まずキーワード検索のみの場合と同様に、各文書をインデクシング(詳しくは触れませんが、効率よく検索できるようにするための前処理を含めた文書の登録です)します。
一方その際にチャンキングを行い、各チャンク(子文書と呼称)のベクトルをそれぞれ別の文書に持たせてインデクシングします。
このときチャンキング前の元の文書(親文書と呼称)のidなども保持させておく必要があります。

そうして登録した文書群に対して検索を行います。
キーワード検索は、通常通りインデクシングした文書に対して検索を行います(この結果を後でランキング融合に用います)。
一方ベクトル検索では、検索文字列をベクトル化することでチャンクになっている文書に対して検索を行います。
このとき、同じ親文書に対応する子文書が複数検索にヒットする可能性があります。
これは順位計算のためには不都合なので、それらの中で最もスコアが高いもの(つまり最も検索文字列に似た文字列を含むもの)のみを取り出します。
そしてヒットした子文書(親文書に関する重複はなし)について、保持していた親文書のidをもとに親文書を取得します。
これらの結果から、ランク融合アルゴリズム(例えばReciprocal Rank Fusion(RRF))など)を用いることで、最終的な順位を得ることができます。

まとめと感想

本記事では、「shopらん」にベクトル検索を導入するにあたって、その特徴や意義、実際の導入の方法について簡単に紹介しました。
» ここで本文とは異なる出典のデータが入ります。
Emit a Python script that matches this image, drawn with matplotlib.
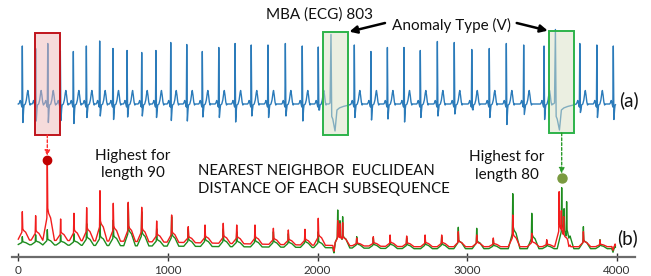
import numpy as np
import matplotlib
matplotlib.use("Agg")
import matplotlib.pyplot as plt
from matplotlib.patches import Rectangle, ConnectionPatch

# ---------------- data ----------------
# ECG (a): normal beat R-peak positions, R amplitudes and S depths
beat_pos = [27, 116, 197, 281, 368, 455, 544, 633, 727, 825, 920, 1019,
            1126, 1230, 1340, 1449, 1557, 1669, 1785, 1898, 2005,
            2246, 2357, 2467, 2578, 2687, 2801, 2914, 3031,
            3148, 3262, 3378, 3514, 3753, 3867, 3977]
beat_r = [1.16, 1.11, 1.21, 1.06, 1.05, 1.16, 1.26, 1.11, 1.07, 1.03, 1.07, 1.23,
          1.19, 1.05, 1.13, 1.21, 1.18, 1.18, 1.21, 1.16, 1.14,
          1.18, 1.05, 1.13, 1.13, 1.07, 1.25, 1.23, 1.09,
          1.11, 1.21, 1.18, 1.16, 1.21, 1.18, 1.16]
beat_s = [-0.37, -0.34, -0.37, -0.33, -0.39, -0.27, -0.24, -0.31, -0.26, -0.24, -0.27, -0.33,
          -0.34, -0.26, -0.27, -0.36, -0.24, -0.27, -0.24, -0.34, -0.12,
          -0.27, -0.32, -0.30, -0.36, -0.27, -0.24, -0.20, -0.10,
          -0.27, -0.41, -0.21, -0.31, -0.17, -0.27, -0.31]
# normal beat shape (offset in samples, value; R and S slots are scaled per beat)
norm_off = [-24, -18, -14, -10, -6, -3, 0, 4, 8, 12, 20, 27, 33, 37, 41, 46, 52, 56]
norm_val = [0.0, 0.03, 0.07, 0.02, -0.02, -0.06, 1.0, -1.0, -0.12, -0.02, 0.0, 0.08,
            0.22, 0.27, 0.2, 0.05, -0.02, 0.0]
# anomalous (V) beats
v_pos = [2090, 3590]
v_r = [1.39, 1.49]
v_trough = [-0.54, -0.52]
v_off = [-14, -6, 0, 5, 12, 27, 40, 55, 80, 110, 140]
v_val = [0.0, 0.02, 1.0, -0.25, -0.3, -1.0, -0.12, -0.08, -0.05, -0.03, 0.0]
anomaly_windows = [(112, 279), (2037, 2204), (3548, 3715)]
window_bottom = [-0.62, -0.62, -0.58]
window_top = [1.42, 1.44, 1.46]

# distance profiles (b): red = length 90, green = length 80
red_peak_x = [27, 116, 194, 283, 372, 457, 546, 635, 735, 825, 925, 1025,
              1136, 1248, 1370, 1460, 1582, 1705, 1805, 1916, 2005,
              2135, 2150, 2168, 2262, 2373, 2485, 2596, 2719, 2830, 2941, 3064, 3175,
              3305, 3432, 3532, 3615, 3630, 3645, 3777, 3888, 3989]
red_peak_y = [4.5, 4.1, 9.67, 3.77, 4.34, 4.9, 6.6, 5.34, 5.44, 4.94, 3.57, 4.17,
              3.0, 3.17, 3.34, 3.17, 3.17, 2.84, 2.67, 2.74, 3.84,
              3.6, 3.3, 3.4, 1.87, 2.0, 2.17, 2.07, 2.17, 2.17, 2.5, 2.17, 1.87,
              4.17, 2.34, 1.7, 6.5, 4.6, 4.0, 2.5, 1.67, 1.27]
green_peak_x = [27, 116, 194, 283, 372, 457, 546, 635, 735, 825, 925, 1025,
                1136, 1248, 1370, 1460, 1582, 1705, 1805, 1916, 2005,
                2135, 2150, 2168, 2262, 2373, 2485, 2596, 2719, 2830, 2941, 3064, 3175,
                3305, 3432, 3532, 3632, 3648, 3665, 3777, 3888, 3989]
green_peak_y = [2.0, 2.2, 2.7, 2.2, 2.3, 3.3, 3.5, 3.67, 5.34, 4.5, 2.8, 4.0,
                2.8, 2.8, 2.8, 2.5, 2.6, 2.5, 2.3, 2.5, 2.5,
                4.67, 3.6, 4.0, 2.0, 1.9, 2.0, 1.9, 2.0, 2.0, 2.94, 2.84, 1.7,
                6.3, 4.34, 1.6, 6.9, 4.8, 5.5, 3.0, 1.7, 1.1]
base_x = [0, 700, 1800, 2600, 4000]
red_base_y = [1.67, 1.55, 1.2, 1.0, 1.0]
green_base_y = [1.2, 1.1, 0.95, 0.8, 0.8]
dip_x = [2110, 3680, 3975]
dip_depth = [-0.7, -0.4, -0.4]
spike_off = [-30, -18, -8, -3, 0, 3, 8, 22, 35, 48]
spike_frac = [0.0, 0.12, 0.22, 0.28, 1.0, 0.4, 0.34, 0.28, 0.14, 0.0]

x_ticks = [0, 1000, 2000, 3000, 4000]

# ---------------- build series ----------------
t = np.arange(0, 3992, 1.0)
ecg = np.zeros_like(t)
for p, r, s in zip(beat_pos, beat_r, beat_s):
    vals = np.array(norm_val, dtype=float)
    vals[6] = r
    vals[7] = s
    ecg += np.interp(t, p + np.array(norm_off), vals, left=0, right=0)
for p, r, tr in zip(v_pos, v_r, v_trough):
    vals = np.array(v_val, dtype=float)
    vals[2] = r
    vals[5] = tr
    ecg += np.interp(t, p + np.array(v_off), vals, left=0, right=0)


def profile(px, py, base_y):
    base = np.interp(t, base_x, base_y)
    contrib = np.zeros_like(t)
    for p, h in zip(px, py):
        amp = h - np.interp(p, base_x, base_y)
        c = amp * np.interp(t, p + np.array(spike_off), spike_frac, left=0, right=0)
        contrib = np.maximum(contrib, c)
    dips = np.zeros_like(t)
    for p, d in zip(dip_x, dip_depth):
        dips += d * np.interp(t, [p - 8, p, p + 8], [0, 1, 0], left=0, right=0)
    return base + contrib + dips


red = profile(red_peak_x, red_peak_y, red_base_y)
green = profile(green_peak_x, green_peak_y, green_base_y)

# ---------------- figure ----------------
W, H = 651, 276
fig = plt.figure(figsize=(W / 100, H / 100), dpi=100)
FONT = ["Lato", "DejaVu Sans"]

def fx(px):
    return px / W

def fy(py):
    return 1 - py / H

xlim = (-42, 4122)
ax_top = fig.add_axes([fx(12), fy(140), 623 / W, 140 / H])
ax_bot = fig.add_axes([fx(12), fy(256.7), 623 / W, 106.7 / H])

ax_top.plot(t, ecg, color="#2b7bba", lw=1.0, zorder=2)
ax_top.set_xlim(*xlim)
ax_top.set_ylim(-0.72, 2.08)
ax_top.axis("off")

box_styles = [("#eeb8b8", "#c0141c"), ("#d8e0c4", "#2db34a"), ("#d8e0c4", "#2db34a")]
for (x0, x1), b0, b1, (fc, ec) in zip(anomaly_windows, window_bottom, window_top, box_styles):
    ax_top.add_patch(Rectangle((x0, b0), x1 - x0, b1 - b0, facecolor=fc, alpha=0.5,
                               edgecolor="none", zorder=3))
    ax_top.add_patch(Rectangle((x0, b0), x1 - x0, b1 - b0, facecolor="none",
                               edgecolor=ec, lw=1.4, zorder=4))

ax_bot.plot(t, red, color="#f21d1d", lw=1.0, zorder=3)
ax_bot.plot(t, green, color="#1e8c1e", lw=1.0, zorder=2)
ax_bot.set_xlim(*xlim)
ax_bot.set_ylim(0, 10.67)
for sp in ["left", "top", "right"]:
    ax_bot.spines[sp].set_visible(False)
ax_bot.spines["bottom"].set_color("#6b6b6b")
ax_bot.spines["bottom"].set_linewidth(1.6)
ax_bot.set_yticks([])
ax_bot.set_xticks(x_ticks)
ax_bot.set_xticklabels([str(v) for v in x_ticks], fontsize=8.5, color="#333333",
                       family=FONT)
ax_bot.tick_params(axis="x", direction="inout", length=6, width=1.0,
                   color="#333333", pad=3)
ax_bot.patch.set_alpha(0)

# highlighted maxima
ri = int(np.argmax(red))
gi = int(np.argmax(green))
red_dot = (t[ri], red[ri])
green_dot = (t[gi], green[gi] + 1.0)
ax_bot.plot(*red_dot, "o", color="#c00000", ms=6, zorder=5, clip_on=False)
ax_bot.plot(*green_dot, "o", color="#7a9a40", ms=6.5, zorder=5, clip_on=False)

for (dx, dy), wi, col in [(red_dot, 0, "#ff3030"), (green_dot, 2, "#2a9a2a")]:
    con = ConnectionPatch(xyA=(dx, window_bottom[wi]), coordsA=ax_top.transData,
                          xyB=(dx, dy), coordsB=ax_bot.transData,
                          arrowstyle="-|>", linestyle=(0, (2, 1.5)), color=col,
                          lw=1.0, mutation_scale=8, shrinkA=0, shrinkB=3)
    fig.add_artist(con)

# texts
fig.text(fx(320), fy(15), "MBA (ECG) 803", ha="center", va="center",
         fontsize=11, family=FONT, color="#111111")
fig.text(fx(451), fy(25), "Anomaly Type (V)", ha="center", va="center",
         fontsize=11, family=FONT, color="#111111")
fig.text(fx(629), fy(100), "(a)", ha="center", va="center", fontsize=13.5,
         family=FONT, color="#111111")
fig.text(fx(628), fy(238), "(b)", ha="center", va="center", fontsize=13.5,
         family=FONT, color="#111111")
fig.text(fx(132.5), fy(164.7), "Highest for\nlength 90", ha="center", va="center",
         fontsize=11, family=FONT, color="#111111", linespacing=1.3)
fig.text(fx(506.7), fy(166), "Highest for\nlength 80", ha="center", va="center",
         fontsize=11, family=FONT, color="#111111", linespacing=1.3)
fig.text(fx(197.5), fy(180), "NEAREST NEIGHBOR  EUCLIDEAN\nDISTANCE OF EACH SUBSEQUENCE",
         ha="left", va="center", fontsize=10.7, family=FONT, color="#111111",
         linespacing=1.3)

# arrows to anomalies
for tail, wi, corner in [((385, 23), 1, 1), ((516.7, 23), 2, 0)]:
    xa = anomaly_windows[wi][corner]
    ax_top.annotate("", xy=(xa, window_top[wi]), xycoords="data",
                    xytext=(fx(tail[0]), fy(tail[1])), textcoords="figure fraction",
                    arrowprops=dict(arrowstyle="-|>", color="black", lw=1.8,
                                    mutation_scale=11, shrinkA=0, shrinkB=1),
                    annotation_clip=False)

fig.savefig("out.png", dpi=100)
自分が以前までエンジニアインターンに対して持っていたイメージは、事前に細かく分けられたタスクを消化していくという形で業務を体験するようなものでした。
しかし今回のインターンでは、検索システムの刷新にあたって、「どのようにベクトル検索を実現できるのか」「どのようなアルゴリズムが知られているのか」などといった基本的なことから自ら調査し、実装および実験を行うという、インターンとしてはある意味チャレンジングな内容に取り組みました。
その中で、ベクトル検索等の検索に関する知見を学ぶことができたのはもちろん、「shopらん」という巨大なコードベースからなるソフトウェアの裏側に深く関わることができました。
社内エンジニアの方々からのサポートもあり、ドリーム・アーツのインターンを通じてエンジニアとして大きく成長できたことに感謝しています。

単に業務を体験するだけでなく、実際の業務に主体的に関わり、エンジニアとしての経験を積んでいきたい・様々な課題にチャレンジしたいと考えている方には、ぜひインターンへの応募をおすすめします。

昨今の生成AIはものすごい速さで進化しており、ある程度大規模なアプリケーションについては何らかの形で生成AIを取り入れることが当たり前になっていくのではないかと思います。
そのような中で、「shopらん」に生成AIを用いたRAGを導入することは、ドリーム・アーツの掲げる「デジタルの民主化」を次のステージに押し上げるための第一歩になるのではないかと勝手ながら期待しています。

本記事は以上です。お読みいただきありがとうございました。